▶ Goal
Reproduce each line that includes the word "code".

▶ Dataset content
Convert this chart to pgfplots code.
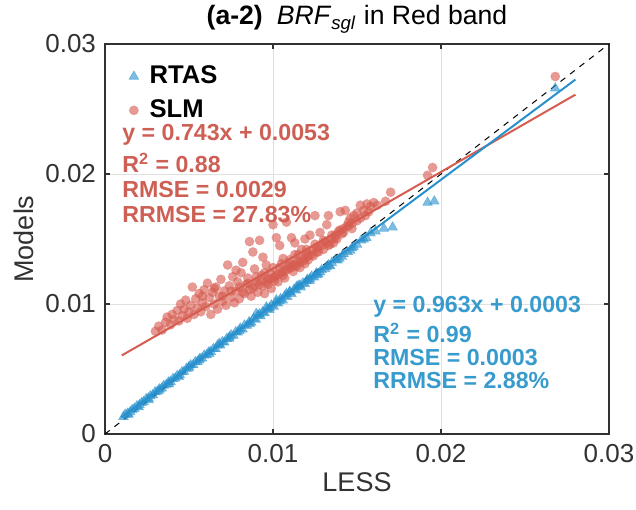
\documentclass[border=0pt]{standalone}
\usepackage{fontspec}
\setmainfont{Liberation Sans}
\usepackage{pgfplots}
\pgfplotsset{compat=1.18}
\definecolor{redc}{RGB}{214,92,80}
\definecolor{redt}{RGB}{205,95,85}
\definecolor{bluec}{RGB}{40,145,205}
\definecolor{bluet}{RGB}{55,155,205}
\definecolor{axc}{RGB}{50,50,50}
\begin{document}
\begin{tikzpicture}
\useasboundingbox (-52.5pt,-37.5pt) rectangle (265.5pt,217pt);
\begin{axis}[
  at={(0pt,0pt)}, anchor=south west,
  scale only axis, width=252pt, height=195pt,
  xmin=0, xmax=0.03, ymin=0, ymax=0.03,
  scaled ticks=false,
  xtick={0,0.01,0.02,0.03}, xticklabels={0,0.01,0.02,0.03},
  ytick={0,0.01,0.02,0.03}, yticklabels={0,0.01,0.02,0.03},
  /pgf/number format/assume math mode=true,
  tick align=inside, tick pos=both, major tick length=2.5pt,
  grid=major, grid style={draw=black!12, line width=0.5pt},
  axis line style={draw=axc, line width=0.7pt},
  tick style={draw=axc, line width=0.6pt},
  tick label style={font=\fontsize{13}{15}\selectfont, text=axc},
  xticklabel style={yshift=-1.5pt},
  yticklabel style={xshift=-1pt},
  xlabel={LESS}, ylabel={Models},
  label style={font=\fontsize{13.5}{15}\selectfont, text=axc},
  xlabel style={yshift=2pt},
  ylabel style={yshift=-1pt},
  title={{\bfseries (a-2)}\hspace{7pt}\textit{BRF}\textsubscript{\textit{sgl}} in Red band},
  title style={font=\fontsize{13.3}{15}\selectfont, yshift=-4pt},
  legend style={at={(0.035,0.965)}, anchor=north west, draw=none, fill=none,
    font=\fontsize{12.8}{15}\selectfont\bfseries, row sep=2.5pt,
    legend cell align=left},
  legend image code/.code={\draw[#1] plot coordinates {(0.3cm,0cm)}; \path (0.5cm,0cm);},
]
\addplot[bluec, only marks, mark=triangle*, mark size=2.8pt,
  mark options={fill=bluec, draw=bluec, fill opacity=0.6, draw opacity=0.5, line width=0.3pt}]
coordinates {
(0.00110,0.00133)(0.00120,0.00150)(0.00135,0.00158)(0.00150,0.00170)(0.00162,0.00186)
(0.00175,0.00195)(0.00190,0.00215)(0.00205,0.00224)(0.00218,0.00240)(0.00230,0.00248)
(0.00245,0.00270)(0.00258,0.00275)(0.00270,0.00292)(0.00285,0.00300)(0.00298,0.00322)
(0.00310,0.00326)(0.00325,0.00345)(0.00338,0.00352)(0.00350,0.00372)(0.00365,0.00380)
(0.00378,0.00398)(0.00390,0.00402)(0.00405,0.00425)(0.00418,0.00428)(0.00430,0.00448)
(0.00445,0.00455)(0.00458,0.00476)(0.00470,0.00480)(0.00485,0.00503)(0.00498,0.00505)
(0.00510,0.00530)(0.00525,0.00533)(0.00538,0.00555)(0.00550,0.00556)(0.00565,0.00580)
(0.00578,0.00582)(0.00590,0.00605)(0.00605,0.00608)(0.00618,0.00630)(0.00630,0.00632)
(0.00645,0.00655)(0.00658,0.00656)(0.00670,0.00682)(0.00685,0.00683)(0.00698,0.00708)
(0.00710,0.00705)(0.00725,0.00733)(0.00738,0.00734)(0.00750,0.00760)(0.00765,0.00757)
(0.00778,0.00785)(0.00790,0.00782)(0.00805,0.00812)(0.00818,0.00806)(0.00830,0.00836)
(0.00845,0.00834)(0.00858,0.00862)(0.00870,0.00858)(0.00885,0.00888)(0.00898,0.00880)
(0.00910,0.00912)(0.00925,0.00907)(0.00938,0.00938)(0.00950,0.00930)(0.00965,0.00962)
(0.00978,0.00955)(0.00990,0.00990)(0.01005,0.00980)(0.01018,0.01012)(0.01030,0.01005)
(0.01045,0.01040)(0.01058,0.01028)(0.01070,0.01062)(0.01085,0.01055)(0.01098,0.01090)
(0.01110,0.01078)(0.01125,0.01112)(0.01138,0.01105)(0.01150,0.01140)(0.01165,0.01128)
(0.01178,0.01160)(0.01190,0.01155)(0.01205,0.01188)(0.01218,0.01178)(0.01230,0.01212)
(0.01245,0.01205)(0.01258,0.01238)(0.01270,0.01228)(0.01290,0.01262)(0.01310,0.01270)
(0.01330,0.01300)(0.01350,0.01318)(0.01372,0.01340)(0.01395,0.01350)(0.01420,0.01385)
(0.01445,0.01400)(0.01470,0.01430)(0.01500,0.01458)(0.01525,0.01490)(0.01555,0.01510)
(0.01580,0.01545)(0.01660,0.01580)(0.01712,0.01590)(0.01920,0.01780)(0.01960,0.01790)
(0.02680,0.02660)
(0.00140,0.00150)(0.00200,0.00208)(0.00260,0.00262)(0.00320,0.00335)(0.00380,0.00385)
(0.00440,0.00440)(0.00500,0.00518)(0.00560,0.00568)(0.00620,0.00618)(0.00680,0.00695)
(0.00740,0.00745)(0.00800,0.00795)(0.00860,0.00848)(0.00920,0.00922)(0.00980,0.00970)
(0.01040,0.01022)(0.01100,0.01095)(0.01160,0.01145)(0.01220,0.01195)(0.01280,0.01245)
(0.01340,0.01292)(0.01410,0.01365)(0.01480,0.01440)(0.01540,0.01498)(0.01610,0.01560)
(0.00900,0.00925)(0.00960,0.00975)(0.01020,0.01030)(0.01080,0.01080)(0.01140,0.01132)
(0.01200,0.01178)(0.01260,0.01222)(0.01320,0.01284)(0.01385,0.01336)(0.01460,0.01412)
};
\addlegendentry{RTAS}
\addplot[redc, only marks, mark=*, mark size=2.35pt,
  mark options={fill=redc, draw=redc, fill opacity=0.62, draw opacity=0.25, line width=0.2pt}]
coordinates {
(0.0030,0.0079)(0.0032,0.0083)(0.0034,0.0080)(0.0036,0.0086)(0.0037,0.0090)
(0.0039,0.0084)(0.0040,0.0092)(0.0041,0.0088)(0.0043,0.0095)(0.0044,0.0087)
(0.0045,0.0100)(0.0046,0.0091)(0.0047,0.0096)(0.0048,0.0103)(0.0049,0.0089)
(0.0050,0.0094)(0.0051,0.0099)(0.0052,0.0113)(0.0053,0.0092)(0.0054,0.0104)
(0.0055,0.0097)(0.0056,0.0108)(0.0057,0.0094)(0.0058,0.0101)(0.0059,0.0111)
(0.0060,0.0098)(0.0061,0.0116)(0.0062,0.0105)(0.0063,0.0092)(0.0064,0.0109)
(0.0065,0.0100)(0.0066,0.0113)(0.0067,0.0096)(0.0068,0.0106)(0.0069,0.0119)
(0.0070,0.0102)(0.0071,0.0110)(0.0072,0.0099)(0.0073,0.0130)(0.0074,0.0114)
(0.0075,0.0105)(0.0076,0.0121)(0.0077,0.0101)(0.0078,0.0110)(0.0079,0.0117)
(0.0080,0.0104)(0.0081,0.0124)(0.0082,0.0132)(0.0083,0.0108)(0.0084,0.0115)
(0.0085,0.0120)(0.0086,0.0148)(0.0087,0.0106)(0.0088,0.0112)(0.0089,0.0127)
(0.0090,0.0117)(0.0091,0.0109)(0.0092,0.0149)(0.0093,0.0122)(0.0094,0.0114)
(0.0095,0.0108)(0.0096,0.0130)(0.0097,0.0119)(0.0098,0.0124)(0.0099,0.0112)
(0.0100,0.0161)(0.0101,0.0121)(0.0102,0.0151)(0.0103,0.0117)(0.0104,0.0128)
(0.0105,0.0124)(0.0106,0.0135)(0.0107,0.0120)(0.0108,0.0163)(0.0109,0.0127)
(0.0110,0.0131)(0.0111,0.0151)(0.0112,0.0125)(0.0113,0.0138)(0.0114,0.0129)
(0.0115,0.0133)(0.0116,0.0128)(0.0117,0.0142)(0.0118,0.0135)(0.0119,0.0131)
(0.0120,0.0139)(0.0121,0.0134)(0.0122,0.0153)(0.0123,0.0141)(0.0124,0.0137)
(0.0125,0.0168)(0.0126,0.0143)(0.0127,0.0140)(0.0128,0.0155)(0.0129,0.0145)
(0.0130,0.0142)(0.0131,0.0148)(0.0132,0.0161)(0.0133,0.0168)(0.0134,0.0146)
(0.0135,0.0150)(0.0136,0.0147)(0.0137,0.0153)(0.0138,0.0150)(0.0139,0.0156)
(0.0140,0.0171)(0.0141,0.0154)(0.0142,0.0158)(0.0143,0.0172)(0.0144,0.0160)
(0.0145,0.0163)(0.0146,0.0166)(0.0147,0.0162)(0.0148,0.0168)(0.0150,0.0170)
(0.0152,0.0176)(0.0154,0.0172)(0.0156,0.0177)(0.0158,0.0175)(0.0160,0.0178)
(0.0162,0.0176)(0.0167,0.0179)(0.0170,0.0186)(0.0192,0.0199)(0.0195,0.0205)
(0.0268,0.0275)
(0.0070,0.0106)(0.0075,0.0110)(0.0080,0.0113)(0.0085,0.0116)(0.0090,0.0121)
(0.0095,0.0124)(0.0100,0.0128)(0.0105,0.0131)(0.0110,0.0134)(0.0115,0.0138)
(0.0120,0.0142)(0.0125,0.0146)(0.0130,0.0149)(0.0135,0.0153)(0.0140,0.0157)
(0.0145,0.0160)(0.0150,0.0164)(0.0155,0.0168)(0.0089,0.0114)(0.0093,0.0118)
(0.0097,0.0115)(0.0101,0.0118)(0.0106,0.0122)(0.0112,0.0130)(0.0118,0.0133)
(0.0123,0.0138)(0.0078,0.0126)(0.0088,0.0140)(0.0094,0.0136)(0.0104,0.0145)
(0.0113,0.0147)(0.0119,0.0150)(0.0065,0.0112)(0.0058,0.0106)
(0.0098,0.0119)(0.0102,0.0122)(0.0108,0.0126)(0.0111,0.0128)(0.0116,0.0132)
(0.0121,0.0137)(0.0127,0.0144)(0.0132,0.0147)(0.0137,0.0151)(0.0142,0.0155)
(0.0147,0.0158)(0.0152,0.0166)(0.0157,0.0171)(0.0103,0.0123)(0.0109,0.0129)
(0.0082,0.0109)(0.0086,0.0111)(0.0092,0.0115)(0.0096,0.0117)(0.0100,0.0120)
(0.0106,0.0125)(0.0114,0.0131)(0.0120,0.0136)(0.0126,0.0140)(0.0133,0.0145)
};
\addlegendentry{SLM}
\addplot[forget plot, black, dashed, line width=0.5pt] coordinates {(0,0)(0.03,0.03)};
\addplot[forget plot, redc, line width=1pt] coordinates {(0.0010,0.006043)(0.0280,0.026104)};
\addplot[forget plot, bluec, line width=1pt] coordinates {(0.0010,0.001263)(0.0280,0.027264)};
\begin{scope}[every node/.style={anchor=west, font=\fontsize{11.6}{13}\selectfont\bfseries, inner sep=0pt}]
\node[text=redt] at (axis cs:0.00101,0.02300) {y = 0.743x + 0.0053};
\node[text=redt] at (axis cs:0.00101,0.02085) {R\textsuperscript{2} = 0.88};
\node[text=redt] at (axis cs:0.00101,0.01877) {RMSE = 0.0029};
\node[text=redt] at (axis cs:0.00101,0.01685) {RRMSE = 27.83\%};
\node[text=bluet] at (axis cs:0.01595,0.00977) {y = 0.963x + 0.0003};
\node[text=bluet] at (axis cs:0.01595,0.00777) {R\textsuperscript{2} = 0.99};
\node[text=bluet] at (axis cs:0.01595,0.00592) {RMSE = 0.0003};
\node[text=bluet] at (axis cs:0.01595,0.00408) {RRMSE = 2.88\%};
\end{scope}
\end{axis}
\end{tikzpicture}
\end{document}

▶ The result
Convert this chart to pgfplots code.
  legend image code/.code={\draw[#1] plot coordinates {(0.3cm,0cm)}; \path (0.5cm,0cm);},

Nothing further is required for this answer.